A number of papers presented at the Nova-Pack Americas '99 conference in February, sponsored by Schotland Business Research, Skillman, N.J., summarized recent developments in barrier technology for beer bottles. Eval Co. reported on two new EVOH materials that provide 50-100 times the barrier of plain PET. Eval XEP-438 and XEP-439 reportedly have a better oxygen barrier than nylon or PEN. Delamination resistance of EVOH/PET is reportedly better as well. The EVOH costs about $2.65/lb. By the end of the year, Eval Co. plans to release an EVOH with oxygen-scavenging capability.
PEN beats the heat
Shell Chemical produced a test bottle made from a blend of 10% of its Hipertuf 89010 PEN resin and 90% PET. Shell also showed a bottle of 100% PEN. Despite the high resin cost, the all-PEN bottle has the advantage of adequate heat resistance to withstand high-temperature pasteurization. Though its gas barrier is four to five times higher than that of PET, PEN may not provide enough long-term barrier, says Continental's Hassan. Sources at Eastman Chemical, another PEN producer, also doubt that PEN alone will suffice.
PET & MXD6 nylon
MXD6 nylon can provide 19-20 times higher barrier than PET, says Ken Halsall, business manager of preform systems for Husky. MXD6 has a processing temperature similar to PET. Halsall points out that there are some unanswered questions of how MXD6 affects crystallinity, orientation, and sensitivity to moisture and heat.
MXD6 is being used in a few market tests, according to Hiroyuki Otsuka, manager of petrochemicals for Mitsubishi Gas Chemical America, which supplies the resin. He says 30% MXD6 can be blended with PET, but the drawback is higher haze. Sources at Krupp Corpoplast say work is being done with multilayer bottles of PET and a blend of LCP and MXD6.
Coating is a first
PPG Industries offers an epoxy amine barrier coating, trade-named Bairocade, which is sprayed onto the bottle. According to senior research associate Leland Carblom, this coating is less sensitive to temperature and humidity than many barrier resins. Also, it can be removed with a caustic bath containing surfactants. The clear coating amounts to less than 1% by weight of the finished container, but it gives a clear PET beer bottle a shelf life of three to six months or more, according to PPG. This coating is used in the world's first commercial single-serve beer bottle, made in Australia.
Superex Polymer Inc., Waltham, Mass., has produced a 400-cc bottle from a PET/LCP alloy. Oxygen permeability was reduced roughly 70% with the addition of 4.5% LCP, says president Rick Lusignea. LCP has over 200 times greater oxygen barrier than PET, is not affected by moisture or high humidity, and can be used in small quantities. Good adhesion between the two materials eliminates need for a tie layer. However, LCP is opaque, and the LCP/PET preform is difficult to stretch-blow mold because of the different forming conditions of the materials, Lusignea concedes.

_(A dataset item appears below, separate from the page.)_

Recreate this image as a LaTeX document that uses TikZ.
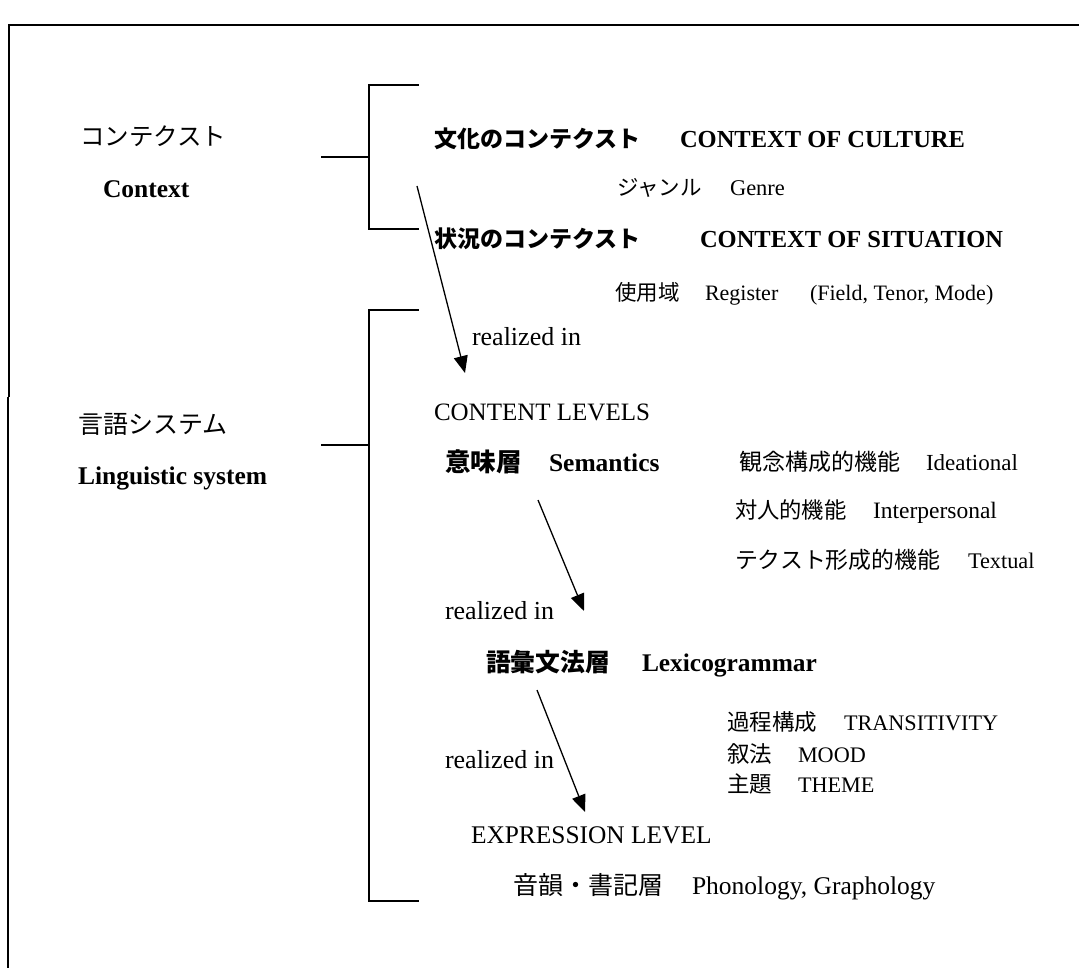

Undeterred, Superex is developing a transparent LCP for potential bottle uses. LCP also could raise concerns about recyclability, though that may depend on the amount of LCP used in the bottle.
Nanocomposites bow in
Nanocor Inc. and Eastman Chemical Co. announced at the conference a joint development effort in PET/clay nanocomposites. This approach has already been demonstrated to produce higher barrier without affecting clarity in nylon 6 films. The nanometer-size clay particles make an obstacle course for any gas molecules penetrating the bottle wall. The nano-clay particles are also too small to interfere with light transmission. The clay may increase melt strength and bottle stiffness.
Scavengers suck up oxygen
Amoco Polymers, part of BP Amoco Chemicals, recently introduced an oxygen-scavenging copolyester resin called Amosorb 3000. The company also offers an Amosorb oxygen-scavenging additive. These materials have the advantage of removing oxygen already present in the fluid contents or headspace. Test-market programs by both Miller Brewing Co., Milwaukee, and Heineken of the Netherlands utilize the scavenger approach. In addition, just last month, Anheuser Busch, Milwaukee, began test marketing Budweiser and Bud Lite beers in a multi-layer amber PET bottle incorporating Amosorb 3000. The bottle is made by Twinpak Inc., Mississauga, Ont.